* [What to do] Take every line from the listing below that contains "with".

* [Records to process]
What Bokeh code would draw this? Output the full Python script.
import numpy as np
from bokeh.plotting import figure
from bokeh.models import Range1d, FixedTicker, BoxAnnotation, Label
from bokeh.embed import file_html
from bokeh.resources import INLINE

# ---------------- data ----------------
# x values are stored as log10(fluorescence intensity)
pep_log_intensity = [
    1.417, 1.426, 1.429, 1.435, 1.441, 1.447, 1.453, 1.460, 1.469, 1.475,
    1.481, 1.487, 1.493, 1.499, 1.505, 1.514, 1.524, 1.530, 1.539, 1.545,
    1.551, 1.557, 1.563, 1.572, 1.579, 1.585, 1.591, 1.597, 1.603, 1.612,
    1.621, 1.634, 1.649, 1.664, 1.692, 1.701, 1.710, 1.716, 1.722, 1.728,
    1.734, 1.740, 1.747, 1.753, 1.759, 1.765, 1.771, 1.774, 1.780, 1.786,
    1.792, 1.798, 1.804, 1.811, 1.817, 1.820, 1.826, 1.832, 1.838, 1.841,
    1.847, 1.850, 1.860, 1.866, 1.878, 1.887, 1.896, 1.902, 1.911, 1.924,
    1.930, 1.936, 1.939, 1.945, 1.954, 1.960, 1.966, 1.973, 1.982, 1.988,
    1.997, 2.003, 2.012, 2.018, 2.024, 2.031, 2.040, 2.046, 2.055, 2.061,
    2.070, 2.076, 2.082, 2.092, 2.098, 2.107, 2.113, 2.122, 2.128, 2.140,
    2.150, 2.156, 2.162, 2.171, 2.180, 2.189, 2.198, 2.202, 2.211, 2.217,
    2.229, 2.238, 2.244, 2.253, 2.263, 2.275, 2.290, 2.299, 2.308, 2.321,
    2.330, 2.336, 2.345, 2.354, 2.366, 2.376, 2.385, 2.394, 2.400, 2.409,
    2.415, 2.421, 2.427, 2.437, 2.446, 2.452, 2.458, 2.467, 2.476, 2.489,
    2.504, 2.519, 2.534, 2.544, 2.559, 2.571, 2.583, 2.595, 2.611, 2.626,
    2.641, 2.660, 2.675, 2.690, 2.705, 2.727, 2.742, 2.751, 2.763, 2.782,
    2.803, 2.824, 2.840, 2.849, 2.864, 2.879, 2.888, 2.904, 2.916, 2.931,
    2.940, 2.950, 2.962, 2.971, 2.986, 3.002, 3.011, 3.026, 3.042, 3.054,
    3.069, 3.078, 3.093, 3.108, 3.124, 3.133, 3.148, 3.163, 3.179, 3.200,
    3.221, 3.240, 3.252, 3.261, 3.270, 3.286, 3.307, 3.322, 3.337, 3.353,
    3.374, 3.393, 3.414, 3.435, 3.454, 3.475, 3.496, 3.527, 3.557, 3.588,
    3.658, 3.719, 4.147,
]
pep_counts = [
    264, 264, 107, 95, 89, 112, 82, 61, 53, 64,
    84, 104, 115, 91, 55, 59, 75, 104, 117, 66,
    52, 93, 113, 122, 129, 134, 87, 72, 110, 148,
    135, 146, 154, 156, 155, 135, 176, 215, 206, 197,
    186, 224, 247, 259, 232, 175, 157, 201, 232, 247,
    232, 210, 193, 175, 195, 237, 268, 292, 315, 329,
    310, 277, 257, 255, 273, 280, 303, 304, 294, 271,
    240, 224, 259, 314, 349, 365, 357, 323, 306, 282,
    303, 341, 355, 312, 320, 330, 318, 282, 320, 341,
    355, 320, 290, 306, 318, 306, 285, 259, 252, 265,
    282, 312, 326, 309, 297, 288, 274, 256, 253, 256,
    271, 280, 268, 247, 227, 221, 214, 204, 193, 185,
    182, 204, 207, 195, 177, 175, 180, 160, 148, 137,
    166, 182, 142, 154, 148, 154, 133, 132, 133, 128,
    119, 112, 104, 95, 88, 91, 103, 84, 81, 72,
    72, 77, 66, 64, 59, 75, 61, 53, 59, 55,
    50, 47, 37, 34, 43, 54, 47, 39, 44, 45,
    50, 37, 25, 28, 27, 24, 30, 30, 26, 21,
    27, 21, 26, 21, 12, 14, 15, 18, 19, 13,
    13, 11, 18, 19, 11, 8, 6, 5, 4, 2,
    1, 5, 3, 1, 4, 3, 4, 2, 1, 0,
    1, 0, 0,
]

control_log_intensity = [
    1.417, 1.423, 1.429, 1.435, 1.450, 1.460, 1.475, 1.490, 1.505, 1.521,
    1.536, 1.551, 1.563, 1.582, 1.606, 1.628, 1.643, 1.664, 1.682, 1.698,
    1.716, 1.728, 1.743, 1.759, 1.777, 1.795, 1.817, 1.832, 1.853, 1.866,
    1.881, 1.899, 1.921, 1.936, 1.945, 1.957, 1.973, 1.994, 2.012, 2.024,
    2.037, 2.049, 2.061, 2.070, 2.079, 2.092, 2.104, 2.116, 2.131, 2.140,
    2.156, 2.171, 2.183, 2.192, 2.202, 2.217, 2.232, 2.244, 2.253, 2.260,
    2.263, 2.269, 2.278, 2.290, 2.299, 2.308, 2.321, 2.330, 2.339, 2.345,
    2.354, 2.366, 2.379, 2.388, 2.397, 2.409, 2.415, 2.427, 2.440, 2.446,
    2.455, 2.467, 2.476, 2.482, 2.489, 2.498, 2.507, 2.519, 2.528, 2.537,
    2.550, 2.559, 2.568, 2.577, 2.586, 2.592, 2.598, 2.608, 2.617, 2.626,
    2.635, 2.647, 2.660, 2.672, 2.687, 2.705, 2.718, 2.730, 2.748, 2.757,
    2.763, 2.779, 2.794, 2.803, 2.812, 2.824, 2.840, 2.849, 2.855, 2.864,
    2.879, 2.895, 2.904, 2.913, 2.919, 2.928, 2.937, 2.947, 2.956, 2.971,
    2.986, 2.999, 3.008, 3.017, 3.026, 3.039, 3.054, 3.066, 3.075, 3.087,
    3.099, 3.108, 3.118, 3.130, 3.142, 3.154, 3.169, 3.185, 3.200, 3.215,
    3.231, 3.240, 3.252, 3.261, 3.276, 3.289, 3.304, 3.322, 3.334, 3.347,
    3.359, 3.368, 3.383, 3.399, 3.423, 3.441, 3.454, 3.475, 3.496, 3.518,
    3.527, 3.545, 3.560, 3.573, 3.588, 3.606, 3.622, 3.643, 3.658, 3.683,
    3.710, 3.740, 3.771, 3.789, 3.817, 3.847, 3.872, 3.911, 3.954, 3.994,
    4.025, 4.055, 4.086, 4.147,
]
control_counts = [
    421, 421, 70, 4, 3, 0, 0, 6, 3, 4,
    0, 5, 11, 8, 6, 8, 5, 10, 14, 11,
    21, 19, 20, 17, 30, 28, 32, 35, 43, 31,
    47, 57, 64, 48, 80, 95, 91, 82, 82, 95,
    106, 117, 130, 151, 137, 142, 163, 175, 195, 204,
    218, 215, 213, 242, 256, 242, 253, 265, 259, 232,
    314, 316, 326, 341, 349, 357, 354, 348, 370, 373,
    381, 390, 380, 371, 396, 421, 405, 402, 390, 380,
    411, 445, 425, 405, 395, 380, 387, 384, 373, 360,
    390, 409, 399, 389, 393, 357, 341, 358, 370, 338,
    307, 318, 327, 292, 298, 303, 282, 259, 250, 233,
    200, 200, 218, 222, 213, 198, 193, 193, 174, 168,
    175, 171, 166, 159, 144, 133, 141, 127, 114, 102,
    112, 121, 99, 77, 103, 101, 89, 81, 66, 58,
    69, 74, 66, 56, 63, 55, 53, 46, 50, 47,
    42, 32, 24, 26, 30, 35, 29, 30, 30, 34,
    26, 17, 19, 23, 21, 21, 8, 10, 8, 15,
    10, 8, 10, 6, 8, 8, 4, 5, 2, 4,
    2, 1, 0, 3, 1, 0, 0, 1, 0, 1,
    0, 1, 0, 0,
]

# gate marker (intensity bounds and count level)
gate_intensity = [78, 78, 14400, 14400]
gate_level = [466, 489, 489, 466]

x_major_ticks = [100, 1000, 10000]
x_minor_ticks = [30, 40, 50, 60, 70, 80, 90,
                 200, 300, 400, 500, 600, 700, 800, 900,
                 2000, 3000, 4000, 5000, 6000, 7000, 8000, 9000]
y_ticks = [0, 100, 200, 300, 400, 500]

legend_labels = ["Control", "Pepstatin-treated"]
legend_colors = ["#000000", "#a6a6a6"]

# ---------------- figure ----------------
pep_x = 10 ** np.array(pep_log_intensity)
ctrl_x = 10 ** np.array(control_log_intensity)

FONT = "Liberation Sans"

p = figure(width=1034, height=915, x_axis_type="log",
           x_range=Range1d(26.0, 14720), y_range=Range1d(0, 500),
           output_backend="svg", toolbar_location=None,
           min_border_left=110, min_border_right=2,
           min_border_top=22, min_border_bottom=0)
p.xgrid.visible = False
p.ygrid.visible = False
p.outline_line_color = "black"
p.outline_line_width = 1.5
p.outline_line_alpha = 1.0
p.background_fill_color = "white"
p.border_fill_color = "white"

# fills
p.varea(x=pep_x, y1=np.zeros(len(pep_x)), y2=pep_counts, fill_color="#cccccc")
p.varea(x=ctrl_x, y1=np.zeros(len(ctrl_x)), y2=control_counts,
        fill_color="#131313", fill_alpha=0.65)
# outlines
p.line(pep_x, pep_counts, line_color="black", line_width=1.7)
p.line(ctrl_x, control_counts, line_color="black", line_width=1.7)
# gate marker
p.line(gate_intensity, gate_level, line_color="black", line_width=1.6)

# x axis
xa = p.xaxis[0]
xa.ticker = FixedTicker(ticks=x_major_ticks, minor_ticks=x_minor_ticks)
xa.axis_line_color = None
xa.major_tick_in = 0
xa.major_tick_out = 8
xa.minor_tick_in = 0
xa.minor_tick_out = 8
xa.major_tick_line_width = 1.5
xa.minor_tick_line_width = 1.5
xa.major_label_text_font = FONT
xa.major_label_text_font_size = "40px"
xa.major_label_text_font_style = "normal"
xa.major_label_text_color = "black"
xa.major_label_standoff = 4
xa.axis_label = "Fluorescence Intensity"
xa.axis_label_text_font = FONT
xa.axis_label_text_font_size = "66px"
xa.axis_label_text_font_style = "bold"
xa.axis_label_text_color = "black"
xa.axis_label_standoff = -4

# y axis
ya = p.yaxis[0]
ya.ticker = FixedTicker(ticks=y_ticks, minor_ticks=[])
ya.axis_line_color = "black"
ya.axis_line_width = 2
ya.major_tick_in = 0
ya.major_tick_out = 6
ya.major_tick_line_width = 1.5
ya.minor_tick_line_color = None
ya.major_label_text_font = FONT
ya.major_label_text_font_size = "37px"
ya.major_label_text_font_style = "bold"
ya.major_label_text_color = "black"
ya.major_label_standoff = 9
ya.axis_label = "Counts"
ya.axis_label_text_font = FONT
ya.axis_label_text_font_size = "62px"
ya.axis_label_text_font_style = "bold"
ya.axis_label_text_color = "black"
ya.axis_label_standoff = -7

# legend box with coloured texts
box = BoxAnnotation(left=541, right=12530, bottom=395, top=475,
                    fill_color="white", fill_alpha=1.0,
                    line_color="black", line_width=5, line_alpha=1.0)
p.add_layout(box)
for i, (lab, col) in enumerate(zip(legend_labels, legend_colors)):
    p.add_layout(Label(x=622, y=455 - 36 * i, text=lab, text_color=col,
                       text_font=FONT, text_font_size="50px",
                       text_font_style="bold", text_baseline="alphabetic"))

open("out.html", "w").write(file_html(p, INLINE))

...

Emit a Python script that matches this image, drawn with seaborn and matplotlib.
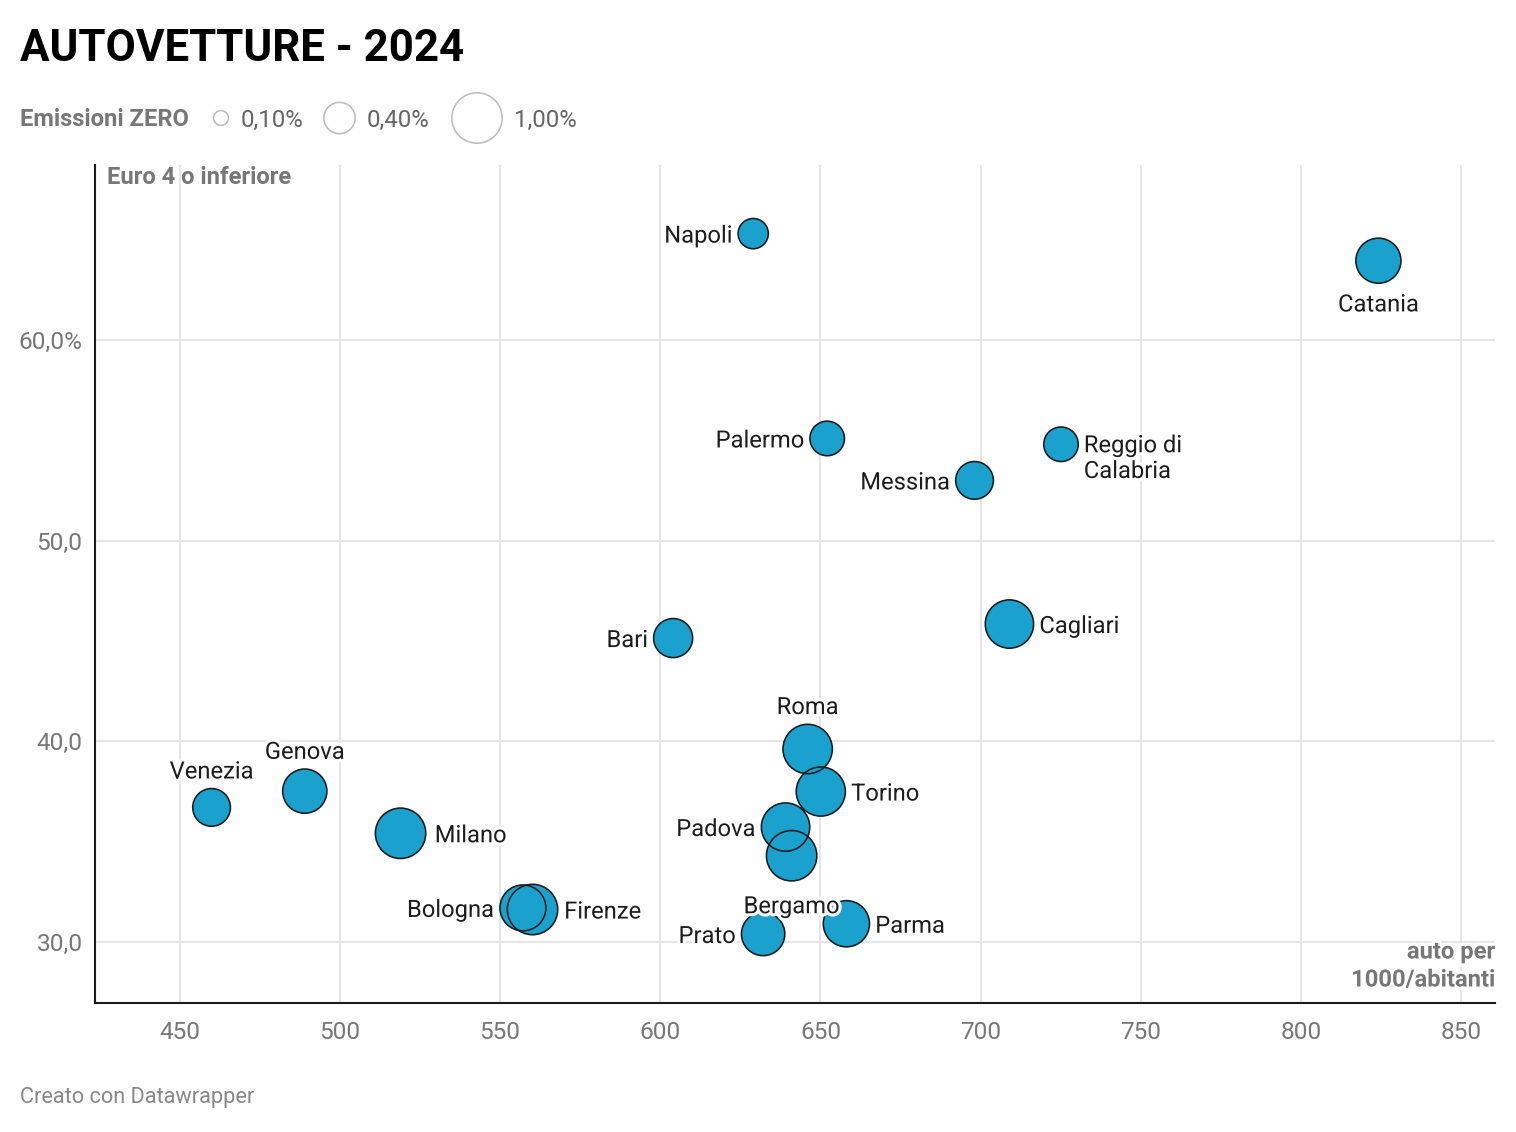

* [Complete answer]
# legend box with coloured texts
Emit a Python script that matches this image, drawn with seaborn and matplotlib.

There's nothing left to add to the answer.